4) ¿Qué política exterior?
Esta es un área donde es posible que veamos modificaciones muy notorias. La mayor de todas: un potencial idilio con Estados Unidos, con cuyo Presidente Bolsonaro tiene una afinidad que ha pregonado sin titubeos. Brasil ha mantenido, durante más de medio siglo, relaciones difíciles con Washington. Por razones que en parte se remontan a la Segunda Guerra Mundial y en parte tienen que ver con el orgullo competitivo del gigante sudamericano, incluso en los momentos de buena relación era palpable la falta de "carnalidad" (para usar la vieja fórmula de Carlos Menem) en esas relaciones. Ahora, esto puede cambiar y habrá que ver cómo responden la élite brasileña y la ciudadanía en general.

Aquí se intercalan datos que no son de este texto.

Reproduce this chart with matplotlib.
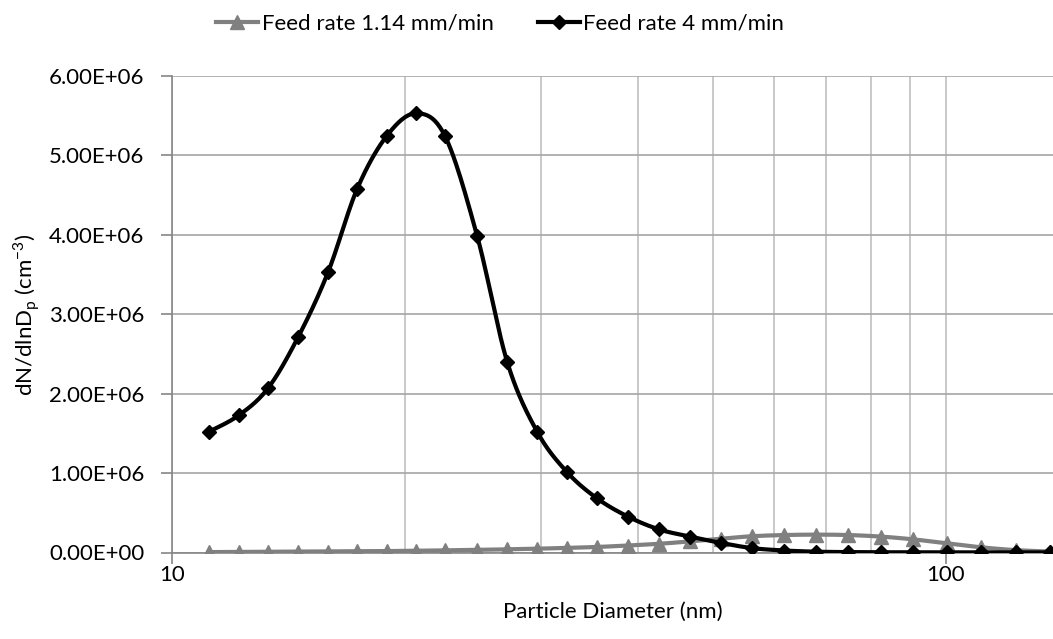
import numpy as np
import matplotlib.pyplot as plt
from matplotlib.ticker import FuncFormatter, LogLocator, NullFormatter

plt.rcParams['font.family'] = ['Lato', 'DejaVu Sans']

# SMPS channel midpoints (nm)
diameter = [11.15, 12.20, 13.30, 14.54, 15.90, 17.34, 18.95, 20.67, 22.53,
            24.79, 27.10, 29.63, 32.40, 35.43, 38.86, 42.62, 46.73, 51.26,
            56.22, 61.84, 68.03, 74.82, 82.56, 90.83, 100.5, 111.2, 123.1, 136.2]

# dN/dlnDp (cm^-3)
feed_114 = [0.005, 0.007, 0.008, 0.010, 0.012, 0.015, 0.018, 0.022, 0.027,
            0.033, 0.040, 0.048, 0.058, 0.070, 0.088, 0.110, 0.140, 0.175,
            0.205, 0.220, 0.225, 0.220, 0.200, 0.165, 0.115, 0.065, 0.030, 0.012]
feed_4 = [1.52, 1.73, 2.07, 2.71, 3.53, 4.58, 5.25, 5.53, 5.24, 3.98, 2.40,
          1.52, 1.01, 0.68, 0.45, 0.29, 0.20, 0.12, 0.055, 0.025, 0.010,
          0.005, 0.003, 0.002, 0.002, 0.001, 0.001, 0.001]
feed_114 = np.array(feed_114) * 1e6
feed_4 = np.array(feed_4) * 1e6

labels = ["Feed rate 1.14 mm/min", "Feed rate 4 mm/min"]

FS = 16


def smooth(x, y, n=24):
    """Bezier smoothing through the points (in log-x space), like a spreadsheet 'smoothed line'."""
    u = np.log10(np.asarray(x, float))
    v = np.asarray(y, float)
    P = np.column_stack([u, v])
    out = [P[0]]
    t = np.linspace(0, 1, n)[1:, None]
    for i in range(len(P) - 1):
        p0 = P[max(i - 1, 0)]
        p1, p2 = P[i], P[i + 1]
        p3 = P[min(i + 2, len(P) - 1)]
        c1 = p1 + (p2 - p0) / 6
        c2 = p2 - (p3 - p1) / 6
        seg = ((1 - t) ** 3) * p1 + 3 * ((1 - t) ** 2) * t * c1 \
            + 3 * (1 - t) * t ** 2 * c2 + t ** 3 * p2
        out.extend(seg)
    out = np.array(out)
    return 10 ** out[:, 0], out[:, 1]


fig = plt.figure(figsize=(10.53, 6.39), dpi=100)
ax = fig.add_axes([172.3 / 1053, 86.5 / 639, 1 - 172.3 / 1053, 476.5 / 639])

gray = "#808080"
sx, sy = smooth(diameter, feed_114)
ax.plot(sx, sy, color=gray, lw=3, zorder=3)
ax.plot(diameter, feed_114, ls="none", marker="^", ms=10.5, color=gray,
        zorder=3)
sx, sy = smooth(diameter, feed_4)
ax.plot(sx, sy, color="black", lw=3, zorder=4)
ax.plot(diameter, feed_4, ls="none", marker="D", ms=7.2, color="black",
        zorder=4)

# legend proxies (line with marker in the middle)
h1, = ax.plot([], [], color=gray, lw=3, marker="^", ms=10.5)
h2, = ax.plot([], [], color="black", lw=3, marker="D", ms=7.2)
fig.legend([h1, h2], labels, loc="upper center", bbox_to_anchor=(0.475, 1.0),
           ncol=2, frameon=False, fontsize=FS, handlelength=1.9,
           handletextpad=0.15, columnspacing=2.0, numpoints=1,
           borderaxespad=0.2)

ax.set_xscale("log")
ax.set_xlim(10, 137.6)
ax.set_ylim(0, 6e6)
ax.set_yticks(np.arange(0, 6.01e6, 1e6))
ax.yaxis.set_major_formatter(FuncFormatter(lambda v, p: f"{v:.2E}"))
ax.xaxis.set_major_locator(LogLocator(base=10))
ax.xaxis.set_major_formatter(FuncFormatter(lambda v, p: f"{v:g}"))
ax.xaxis.set_minor_locator(LogLocator(base=10, subs=np.arange(2, 10)))
ax.xaxis.set_minor_formatter(NullFormatter())

ax.grid(True, axis="x", which="both", color="#C0C0C0", lw=1.2, zorder=0)
ax.grid(True, axis="y", which="major", color="#A6A6A6", lw=1.2, zorder=0)
ax.set_axisbelow(True)

for s in ("top", "right"):
    ax.spines[s].set_visible(False)
for s in ("left", "bottom"):
    ax.spines[s].set_color("#868686")
    ax.spines[s].set_linewidth(1.2)

ax.tick_params(axis="both", which="major", direction="out", length=8,
               width=1.2, color="#868686", labelsize=FS, labelcolor="black")
ax.tick_params(axis="x", which="minor", length=0)
ax.tick_params(axis="y", pad=12)
ax.tick_params(axis="x", pad=1)

ax.set_xlabel("Particle Diameter (nm)", fontsize=FS, labelpad=12)
ax.set_ylabel(r"dN/dlnD$_\mathregular{p}$ (cm$^\mathregular{-3}$)",
              fontsize=FS, labelpad=5)

fig.savefig("out.png", dpi=100)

El segundo cambio importante -que en realidad ya había aplicado Michel Temer pero ahora puede acentuarse mucho- es la hostilidad declarada contra la izquierda latinoamericana, particularmente la de Venezuela y sus aliados. Brasil fue, durante los años de Lula y Rousseff, un bastión de la izquierda ideológica en asuntos de política exterior. Nunca fueron más estrechas las relaciones con la dictadura cubana; los niveles de compenetración con el chavismo venezolano, incluyendo tratos corruptos, fueron muy altos. No hay duda de que Maduro tendrá en Bolsonaro a un enemigo activo, quizá tan activo como lo fue, en sentido inverso, el mismísimo Lula.